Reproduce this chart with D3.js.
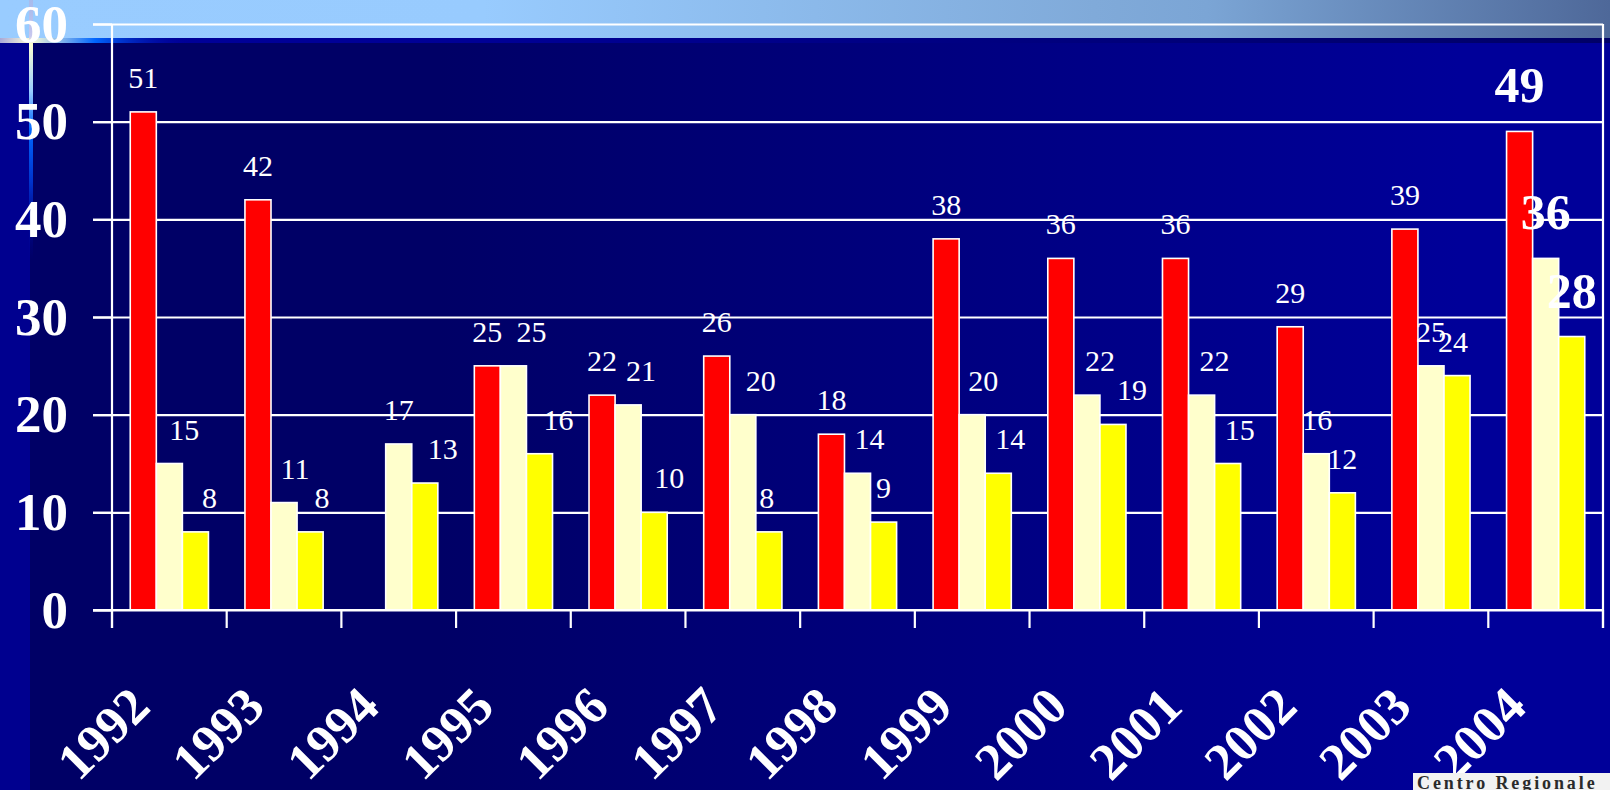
<!DOCTYPE html>
<html>
<head>
<meta charset="utf-8">
<script src="https://cdn.jsdelivr.net/npm/d3@7"></script>
<style>
  html, body { margin: 0; padding: 0; background: #000066; }
  svg { display: block; }
</style>
</head>
<body>
<svg id="chart" width="1610" height="790"></svg>
<script>
// ---------------- data ----------------
const years   = ["1992","1993","1994","1995","1996","1997","1998","1999","2000","2001","2002","2003","2004"];
const seriesNames = ["red", "cream", "yellow"];
const redValues    = [51, 42, null, 25, 22, 26, 18, 38, 36, 36, 29, 39, 49];
const creamValues  = [15, 11, 17, 25, 21, 20, 14, 20, 22, 22, 16, 25, 36];
const yellowValues = [ 8,  8, 13, 16, 10,  8,  9, 14, 19, 15, 12, 24, 28];
const yTicks = [0, 10, 20, 30, 40, 50, 60];
const footerText = "Centro Regionale";

// ---------------- layout / style ----------------
const W = 1610, H = 790;
const plot = { left: 112, right: 1603, top: 24, bottom: 610, gridLeft: 93 };
const colors = { red: "#ff0000", cream: "#ffffcc", yellow: "#ffff00" };
// horizontal label nudges (PowerPoint-style placement), per series per year
const labelNudge = {
  red:    [0,0,0,0,0,0,0,0,0,0,0,0,0],
  cream:  [15,11,0,18,13,18,12,11,13,13,1,0,0],
  yellow: [14,12,18,19,15,-2,0,12,19,12,0,-4,0]
};
const serif = "'Liberation Serif', 'Times New Roman', serif";

const svg = d3.select("#chart");
const defs = svg.append("defs");

function linGrad(id, x1, x2, y1, y2, stops) {
  const g = defs.append("linearGradient").attr("id", id)
    .attr("gradientUnits", "userSpaceOnUse")
    .attr("x1", x1).attr("x2", x2).attr("y1", y1).attr("y2", y2);
  stops.forEach(s => g.append("stop").attr("offset", s[0]).attr("stop-color", s[1]).attr("stop-opacity", s[2] === undefined ? 1 : s[2]));
}

linGrad("bgGrad", 440, 1460, 0, 0, [[0, "#000066"], [1, "#000099"]]);
linGrad("bandGrad", 0, W, 0, 0, [[0, "#99ccff"], [0.3, "#98cbfe"], [0.68, "#80aad9"], [0.75, "#7ba5d5"], [1, "#4e6899"]]);
linGrad("stripGrad", 0, W, 0, 0, [[0, "#000099"], [0.3, "#000096"], [1, "#000066"]]);
linGrad("hDeco", 0, 190, 0, 0, [[0, "#a8a8d8"], [0.16, "#ffffd8"], [0.5, "#0066ff"], [1, "#000099", 0]]);
linGrad("vDeco", 0, 0, 0, 260, [[0, "#b0b0e0", 0.6], [0.14, "#c8c8ee"], [0.17, "#ffffd0"], [0.35, "#99ccff"], [0.5, "#0066ff"], [0.7, "#0033cc"], [1, "#000099", 0]]);

// background
svg.append("rect").attr("x", 0).attr("y", 0).attr("width", W).attr("height", H).attr("fill", "url(#bgGrad)");
svg.append("rect").attr("x", 0).attr("y", 38).attr("width", 30).attr("height", H - 38).attr("fill", "#00008f");
svg.append("rect").attr("x", 0).attr("y", 0).attr("width", W).attr("height", 38).attr("fill", "url(#bandGrad)");
svg.append("rect").attr("x", 0).attr("y", 38).attr("width", W).attr("height", 5).attr("fill", "url(#stripGrad)");
svg.append("rect").attr("x", 0).attr("y", 38).attr("width", 190).attr("height", 5).attr("fill", "url(#hDeco)");
svg.append("rect").attr("x", 29).attr("y", 0).attr("width", 4).attr("height", 260).attr("fill", "url(#vDeco)");

// scales
const x = d3.scaleBand().domain(years).range([plot.left, plot.right]).padding(0);
const inner = d3.scaleBand().domain(seriesNames).range([0, x.bandwidth()]).paddingInner(0).paddingOuter(0.7);
const y = d3.scaleLinear().domain([0, 60]).range([plot.bottom, plot.top]);

// gridlines
const grid = svg.append("g").attr("transform", `translate(${plot.right},0)`)
  .call(d3.axisLeft(y).tickValues(yTicks).tickSize(plot.right - plot.gridLeft).tickFormat(""));
grid.select(".domain").remove();
grid.selectAll("line").attr("stroke", "#ffffff").attr("stroke-width", 2.2);

// y-axis labels + ticks
const yAxis = svg.append("g").attr("transform", `translate(${plot.left},0)`)
  .call(d3.axisLeft(y).tickValues(yTicks).tickSize(plot.left - plot.gridLeft).tickPadding(25));
yAxis.select(".domain").remove();
yAxis.selectAll("line").attr("stroke", "#ffffff").attr("stroke-width", 2.2);
yAxis.selectAll("text")
  .attr("fill", "#ffffff").attr("dy", "17px")
  .style("font-family", serif).style("font-weight", "bold").style("font-size", "53px");

// vertical frame lines
svg.append("line").attr("x1", plot.left).attr("x2", plot.left).attr("y1", plot.top).attr("y2", plot.bottom + 18)
  .attr("stroke", "#ffffff").attr("stroke-width", 2.2);
svg.append("line").attr("x1", plot.right).attr("x2", plot.right).attr("y1", plot.top).attr("y2", plot.bottom + 18)
  .attr("stroke", "#ffffff").attr("stroke-width", 2.2);

// bars
const seriesData = { red: redValues, cream: creamValues, yellow: yellowValues };
const barG = svg.append("g");
years.forEach((yr, i) => {
  seriesNames.forEach(s => {
    const v = seriesData[s][i];
    if (v === null || v === undefined) return;
    barG.append("rect")
      .attr("x", x(yr) + inner(s))
      .attr("y", y(v))
      .attr("width", inner.bandwidth())
      .attr("height", y(0) - y(v))
      .attr("fill", colors[s])
      .attr("stroke", "#ffffff").attr("stroke-width", 1.6);
  });
});

// x axis line and boundary ticks
svg.append("line").attr("x1", plot.gridLeft).attr("x2", plot.right).attr("y1", plot.bottom).attr("y2", plot.bottom)
  .attr("stroke", "#ffffff").attr("stroke-width", 2.2);
const bounds = years.map(d => x(d)).concat([x.range()[1]]);
svg.append("g").selectAll("line").data(bounds).join("line")
  .attr("x1", d => d).attr("x2", d => d).attr("y1", plot.bottom).attr("y2", plot.bottom + 18)
  .attr("stroke", "#ffffff").attr("stroke-width", 2.2);

// x-axis labels (rotated)
const xAxis = svg.append("g").attr("transform", `translate(0,${plot.bottom})`)
  .call(d3.axisBottom(x).tickSize(0));
xAxis.select(".domain").remove();
xAxis.selectAll("text")
  .attr("x", 0).attr("y", 0).attr("dy", 0)
  .attr("text-anchor", "end")
  .attr("transform", "translate(-17,99) rotate(-45)")
  .attr("fill", "#ffffff")
  .style("font-family", serif).style("font-weight", "bold").style("font-size", "52px");

// value labels
const labG = svg.append("g");
const last = years.length - 1;
years.forEach((yr, i) => {
  seriesNames.forEach(s => {
    const v = seriesData[s][i];
    if (v === null || v === undefined) return;
    const big = i === last;
    labG.append("text")
      .attr("x", x(yr) + inner(s) + inner.bandwidth() / 2 + labelNudge[s][i])
      .attr("y", y(v) - (big ? 29 : 24))
      .attr("text-anchor", "middle")
      .attr("fill", "#ffffff")
      .style("font-family", serif)
      .style("font-weight", big ? "bold" : "normal")
      .style("font-size", big ? "50px" : "30px")
      .text(v);
  });
});

// footer box
svg.append("rect").attr("x", 1413).attr("y", 773).attr("width", W - 1413).attr("height", H - 773).attr("fill", "#f2f2f2");
svg.append("text").attr("x", 1417).attr("y", 789)
  .attr("fill", "#2a2a2a")
  .style("font-family", serif).style("font-weight", "bold").style("font-size", "18px")
  .style("letter-spacing", "2.9px")
  .text(footerText);
</script>
</body>
</html>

● Task brief:
Print the listing above in full, exactly as written. Omit any pictures.

● Written response:
Reproduce this chart with D3.js.
<!DOCTYPE html>
<html>
<head>
<meta charset="utf-8">
<script src="https://cdn.jsdelivr.net/npm/d3@7"></script>
<style>
  html, body { margin: 0; padding: 0; background: #000066; }
  svg { display: block; }
</style>
</head>
<body>
<svg id="chart" width="1610" height="790"></svg>
<script>
// ---------------- data ----------------
const years   = ["1992","1993","1994","1995","1996","1997","1998","1999","2000","2001","2002","2003","2004"];
const seriesNames = ["red", "cream", "yellow"];
const redValues    = [51, 42, null, 25, 22, 26, 18, 38, 36, 36, 29, 39, 49];
const creamValues  = [15, 11, 17, 25, 21, 20, 14, 20, 22, 22, 16, 25, 36];
const yellowValues = [ 8,  8, 13, 16, 10,  8,  9, 14, 19, 15, 12, 24, 28];
const yTicks = [0, 10, 20, 30, 40, 50, 60];
const footerText = "Centro Regionale";

// ---------------- layout / style ----------------
const W = 1610, H = 790;
const plot = { left: 112, right: 1603, top: 24, bottom: 610, gridLeft: 93 };
const colors = { red: "#ff0000", cream: "#ffffcc", yellow: "#ffff00" };
// horizontal label nudges (PowerPoint-style placement), per series per year
const labelNudge = {
  red:    [0,0,0,0,0,0,0,0,0,0,0,0,0],
  cream:  [15,11,0,18,13,18,12,11,13,13,1,0,0],
  yellow: [14,12,18,19,15,-2,0,12,19,12,0,-4,0]
};
const serif = "'Liberation Serif', 'Times New Roman', serif";

const svg = d3.select("#chart");
const defs = svg.append("defs");

function linGrad(id, x1, x2, y1, y2, stops) {
  const g = defs.append("linearGradient").attr("id", id)
    .attr("gradientUnits", "userSpaceOnUse")
    .attr("x1", x1).attr("x2", x2).attr("y1", y1).attr("y2", y2);
  stops.forEach(s => g.append("stop").attr("offset", s[0]).attr("stop-color", s[1]).attr("stop-opacity", s[2] === undefined ? 1 : s[2]));
}

linGrad("bgGrad", 440, 1460, 0, 0, [[0, "#000066"], [1, "#000099"]]);
linGrad("bandGrad", 0, W, 0, 0, [[0, "#99ccff"], [0.3, "#98cbfe"], [0.68, "#80aad9"], [0.75, "#7ba5d5"], [1, "#4e6899"]]);
linGrad("stripGrad", 0, W, 0, 0, [[0, "#000099"], [0.3, "#000096"], [1, "#000066"]]);
linGrad("hDeco", 0, 190, 0, 0, [[0, "#a8a8d8"], [0.16, "#ffffd8"], [0.5, "#0066ff"], [1, "#000099", 0]]);
linGrad("vDeco", 0, 0, 0, 260, [[0, "#b0b0e0", 0.6], [0.14, "#c8c8ee"], [0.17, "#ffffd0"], [0.35, "#99ccff"], [0.5, "#0066ff"], [0.7, "#0033cc"], [1, "#000099", 0]]);

// background
svg.append("rect").attr("x", 0).attr("y", 0).attr("width", W).attr("height", H).attr("fill", "url(#bgGrad)");
svg.append("rect").attr("x", 0).attr("y", 38).attr("width", 30).attr("height", H - 38).attr("fill", "#00008f");
svg.append("rect").attr("x", 0).attr("y", 0).attr("width", W).attr("height", 38).attr("fill", "url(#bandGrad)");
svg.append("rect").attr("x", 0).attr("y", 38).attr("width", W).attr("height", 5).attr("fill", "url(#stripGrad)");
svg.append("rect").attr("x", 0).attr("y", 38).attr("width", 190).attr("height", 5).attr("fill", "url(#hDeco)");
svg.append("rect").attr("x", 29).attr("y", 0).attr("width", 4).attr("height", 260).attr("fill", "url(#vDeco)");

// scales
const x = d3.scaleBand().domain(years).range([plot.left, plot.right]).padding(0);
const inner = d3.scaleBand().domain(seriesNames).range([0, x.bandwidth()]).paddingInner(0).paddingOuter(0.7);
const y = d3.scaleLinear().domain([0, 60]).range([plot.bottom, plot.top]);

// gridlines
const grid = svg.append("g").attr("transform", `translate(${plot.right},0)`)
  .call(d3.axisLeft(y).tickValues(yTicks).tickSize(plot.right - plot.gridLeft).tickFormat(""));
grid.select(".domain").remove();
grid.selectAll("line").attr("stroke", "#ffffff").attr("stroke-width", 2.2);

// y-axis labels + ticks
const yAxis = svg.append("g").attr("transform", `translate(${plot.left},0)`)
  .call(d3.axisLeft(y).tickValues(yTicks).tickSize(plot.left - plot.gridLeft).tickPadding(25));
yAxis.select(".domain").remove();
yAxis.selectAll("line").attr("stroke", "#ffffff").attr("stroke-width", 2.2);
yAxis.selectAll("text")
  .attr("fill", "#ffffff").attr("dy", "17px")
  .style("font-family", serif).style("font-weight", "bold").style("font-size", "53px");

// vertical frame lines
svg.append("line").attr("x1", plot.left).attr("x2", plot.left).attr("y1", plot.top).attr("y2", plot.bottom + 18)
  .attr("stroke", "#ffffff").attr("stroke-width", 2.2);
svg.append("line").attr("x1", plot.right).attr("x2", plot.right).attr("y1", plot.top).attr("y2", plot.bottom + 18)
  .attr("stroke", "#ffffff").attr("stroke-width", 2.2);

// bars
const seriesData = { red: redValues, cream: creamValues, yellow: yellowValues };
const barG = svg.append("g");
years.forEach((yr, i) => {
  seriesNames.forEach(s => {
    const v = seriesData[s][i];
    if (v === null || v === undefined) return;
    barG.append("rect")
      .attr("x", x(yr) + inner(s))
      .attr("y", y(v))
      .attr("width", inner.bandwidth())
      .attr("height", y(0) - y(v))
      .attr("fill", colors[s])
      .attr("stroke", "#ffffff").attr("stroke-width", 1.6);
  });
});

// x axis line and boundary ticks
svg.append("line").attr("x1", plot.gridLeft).attr("x2", plot.right).attr("y1", plot.bottom).attr("y2", plot.bottom)
  .attr("stroke", "#ffffff").attr("stroke-width", 2.2);
const bounds = years.map(d => x(d)).concat([x.range()[1]]);
svg.append("g").selectAll("line").data(bounds).join("line")
  .attr("x1", d => d).attr("x2", d => d).attr("y1", plot.bottom).attr("y2", plot.bottom + 18)
  .attr("stroke", "#ffffff").attr("stroke-width", 2.2);

// x-axis labels (rotated)
const xAxis = svg.append("g").attr("transform", `translate(0,${plot.bottom})`)
  .call(d3.axisBottom(x).tickSize(0));
xAxis.select(".domain").remove();
xAxis.selectAll("text")
  .attr("x", 0).attr("y", 0).attr("dy", 0)
  .attr("text-anchor", "end")
  .attr("transform", "translate(-17,99) rotate(-45)")
  .attr("fill", "#ffffff")
  .style("font-family", serif).style("font-weight", "bold").style("font-size", "52px");

// value labels
const labG = svg.append("g");
const last = years.length - 1;
years.forEach((yr, i) => {
  seriesNames.forEach(s => {
    const v = seriesData[s][i];
    if (v === null || v === undefined) return;
    const big = i === last;
    labG.append("text")
      .attr("x", x(yr) + inner(s) + inner.bandwidth() / 2 + labelNudge[s][i])
      .attr("y", y(v) - (big ? 29 : 24))
      .attr("text-anchor", "middle")
      .attr("fill", "#ffffff")
      .style("font-family", serif)
      .style("font-weight", big ? "bold" : "normal")
      .style("font-size", big ? "50px" : "30px")
      .text(v);
  });
});

// footer box
svg.append("rect").attr("x", 1413).attr("y", 773).attr("width", W - 1413).attr("height", H - 773).attr("fill", "#f2f2f2");
svg.append("text").attr("x", 1417).attr("y", 789)
  .attr("fill", "#2a2a2a")
  .style("font-family", serif).style("font-weight", "bold").style("font-size", "18px")
  .style("letter-spacing", "2.9px")
  .text(footerText);
</script>
</body>
</html>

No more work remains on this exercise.